If you have been reading this site or listened to the Enough podcast for long enough, you know I’m always trying crazy experiments. Like going a week without things I use or writing a book on my iPad. Ask me on almost any day and I have some sort of insane idea I’m trying out. My latest seems to have attracted more attention than I ever thought it would.

On a recent episode of the podcast, I discussed a plan for yet another crazy experiment. – To reduce my Mac to the out of the box install and limit myself to only five third party apps and utilities (feel free to listen). The reason? Well, it is the same as any other crazy experiment I do: It’s an attempt to find what is “Enough” for me. That tricky and ever shifting balance between want and need. I want to explore these things for myself in the hopes it will inspire others to do the same.

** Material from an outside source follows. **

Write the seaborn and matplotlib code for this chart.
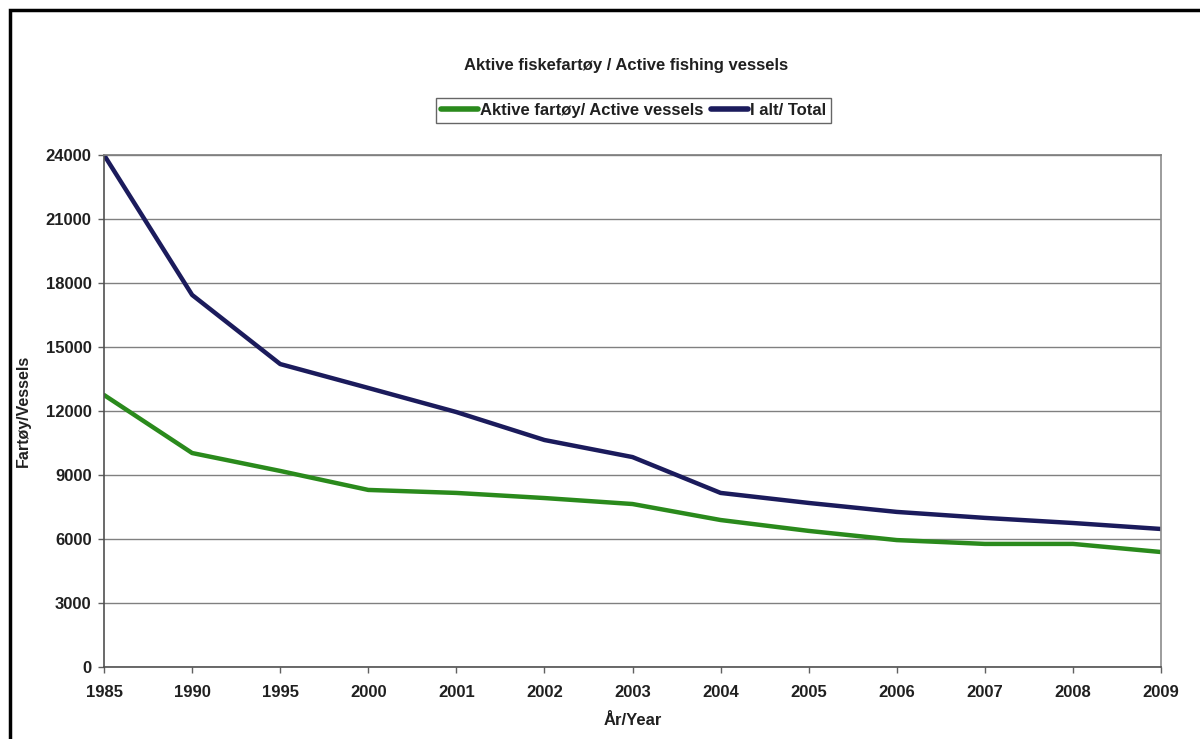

In everything I do and try to communicate here, what matters is that I am not only asking the question, “What is enough?” but I am actively seeking answers.

All. The. Time.

The thing about that answer is that the only person that can answer it correctly is the person who is living it. In other words, I can’t tell you what is enough for you. You have to ask and answer what is enough for you. I can only tell you what is enough for me. I can only explain how I went about discovering that answer for myself in the hopes it will give you a potential path, of which there may be many, to the answer that is right for you.

So, why five apps? Why not ten? Twenty? Well, let me tell you a little secret…

It’s a MacGuffin. Which, according to the canonical authoritative source of all truth and knowledge, Wikipedia, is:

A MacGuffin (sometimes McGuffin or maguffin) is “a plot element that catches the viewers’ attention or drives the plot of a work of fiction”. The defining aspect of a MacGuffin is that the major players in the story are (at least initially) willing to do and sacrifice almost anything to obtain it, regardless of what the MacGuffin actually is. In fact, the specific nature of the MacGuffin may be ambiguous, undefined, generic, left open to interpretation or otherwise completely unimportant to the plot. Common examples are money, victory, glory, survival, a source of power, a potential threat, or it may simply be something entirely unexplained.

OK. Understood? Great. But I want to highlight one specific part again as it relates to my point:

In fact, the specific nature of the MacGuffin may be ambiguous, undefined, generic, left open to interpretation or otherwise completely unimportant to the plot.

In the case of almost every experiment I do, there is a MacGuffin that fits this description. In the case of “A week without…” the MacGuffin is the week itself. The important part is that I’m actively trying to evaluate not only my need and use of a thing but also its value to me and where it fits in my life. In the case of writing a book on my iPad, the MacGuffin was the iPad. I mean, I could have chosen any tool to replace the way I commonly would write a book – my iPhone, pen and paper, etc. The reason was simply the inherent challenges that may come from doing so and to evaluate if the tool was better for me than the one I would normally use.

In the particular case of my “Five apps” experiment, it is the number is that MacGuffin. The number is unimportant. I could have chosen any number of apps. It does not matter. What does matter is that I am asking a question about what enough is for me when it comes to the things I have chosen to install on my Mac and am seeking an answer.

The theme here is that everyone has a balance that works for them. I’m actively seeking mine. If I wish to inspire anything at all in doing this, it is that others actively seek what is the proper balance for them. You should ask and answer what is enough for you. I’m only here to help. But, please, do not get hung up on the MacGuffin or you may very well miss the point and be left with more questions than answers.